Llegaron a
Jerusalén, entro en el templo y se puso a echar a los que traficaban allí
volcando las mesas de los cambistas y los puestos de los que vendían palomas
(Mc 11, 16).
Jesús, se
me hace raro. Me cuesta imaginarte volcando las mesas y echando a la gente. ¿No
eres el Manso y humilde de corazón? Y es que no aguantabas, no
podías soportar ver la Casa de tu Padre convertida en un mercado, ni aguantas
la hipocresía, ni el escandalizar niños, ni la mentira...
Jesús, ayúdame a tener fortaleza con un corazón
manso como el tuyo
¿No está
escrito: Mi casa se llamará casa de oración para todos los pueblos? Vosotros en
cambio, la habéis convertido en cueva de bandidos (Mc 11, 17).
Visitando
aquel famoso Templo todo era gente y gente, iban de un sitio a otro, mirando y
tomando fotos.
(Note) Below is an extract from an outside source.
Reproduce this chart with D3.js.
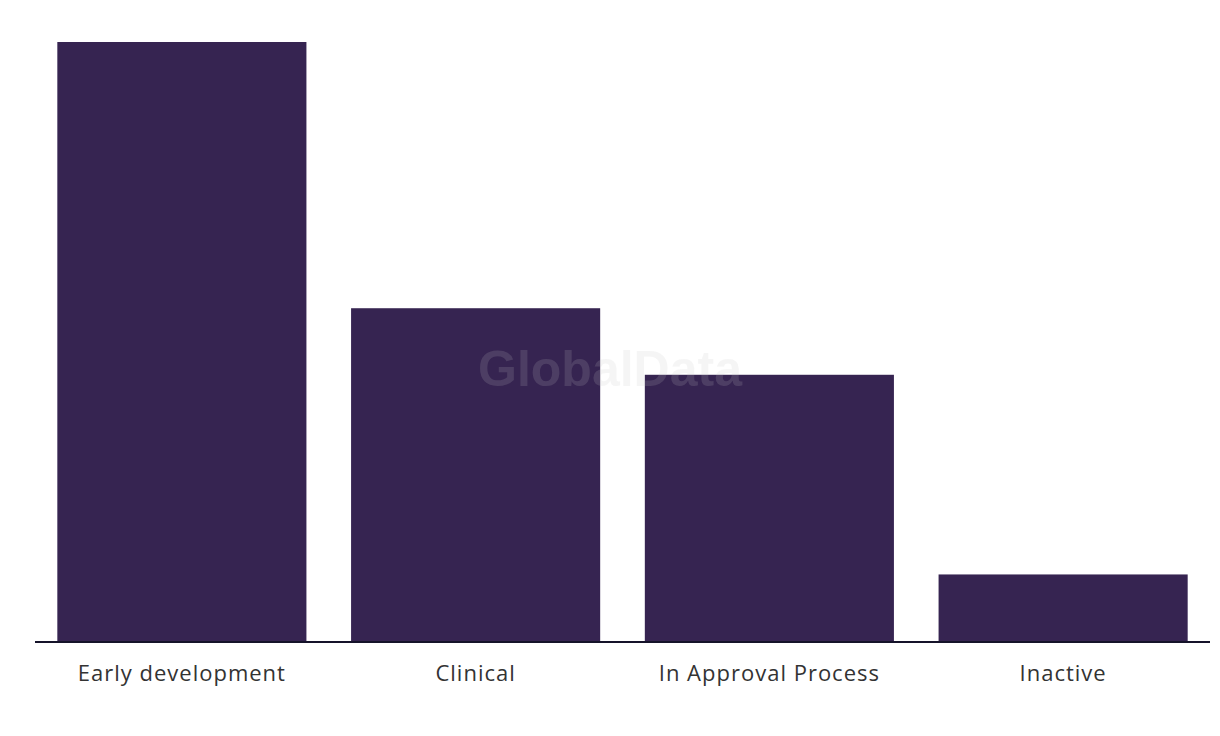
<!DOCTYPE html>
<html lang="en">
<head>
    <meta charset="utf-8" />
    <title>Pipeline by stage</title>
    <style>
        body { margin: 0; background: white; font-family: 'Open Sans', Roboto, sans-serif; }
        text.cat { fill: #333; font-size: 22px; letter-spacing: 1px; text-anchor: middle; }
        text.mark { font-family: 'Liberation Sans', Arial, sans-serif; font-weight: bold; font-size: 50px;
            fill: rgb(198,198,198); fill-opacity: 0.17; text-anchor: middle; }
    </style>
    <script src="https://d3js.org/d3.v7.min.js"></script>
</head>
<body>
    <svg id="vis" width="1220" height="736"></svg>
    <script>
        var categories = ["Early development", "Clinical", "In Approval Process", "Inactive"];
        var values = [9, 5, 4, 1];

        var width = 1220, height = 736;
        var margin = { top: 42, left: 35, right: 10, bottom: 95 };

        var svg = d3.select("#vis");

        var x = d3.scaleBand()
            .domain(categories)
            .range([margin.left, width - margin.right])
            .paddingInner(0.152)
            .paddingOuter(0.076);

        var y = d3.scaleLinear()
            .domain([0, d3.max(values)])
            .range([height - margin.bottom, margin.top]);

        svg.append("g").attr("class", "bars")
            .selectAll("rect").data(values)
            .enter().append("rect")
            .attr("x", function (d, i) { return x(categories[i]); })
            .attr("y", function (d) { return y(d); })
            .attr("width", x.bandwidth())
            .attr("height", function (d) { return y(0) - y(d); })
            .attr("fill", "#362451");

        // baseline
        svg.append("line")
            .attr("x1", margin.left).attr("x2", width - margin.right)
            .attr("y1", y(0) + 1).attr("y2", y(0) + 1)
            .attr("stroke", "#15132a").attr("stroke-width", 2);

        svg.append("g").selectAll("text.cat").data(categories)
            .enter().append("text").attr("class", "cat")
            .attr("x", function (d) { return x(d) + x.bandwidth() / 2; })
            .attr("y", y(0) + 40)
            .text(function (d) { return d; });

        svg.append("text").attr("class", "mark")
            .attr("x", 610).attr("y", 386)
            .text("GlobalData");
    </script>
</body>
</html>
Nos sentíamos incómodos. Daba la sensación de ser cómplices de
una profanación colectiva. Preguntamos entonces al guía, buen cristiano, sobre
el horario de Misas. Nos contestó, entristecido, que en ese Templo no había
culto y con dolor citó a San Marcos: habéis convertido mi Casa en cueva
de bandidos. Jesús, cuando entre en una iglesia, por muy bonita que
sea, lo primero que haré será buscarte en el Sagrario para saludarte con cariño
y hacerte compañía. ¡Tú eres el tesoro más grande! Te pediré por todas las
personas que, sin darse cuenta de tu Presencia, entran en las iglesias.
Jesús, quiero convertir mi alma en tu Templo
preferido.
Propósito: sacar
bandidos de mi alma. Que sea menos cueva.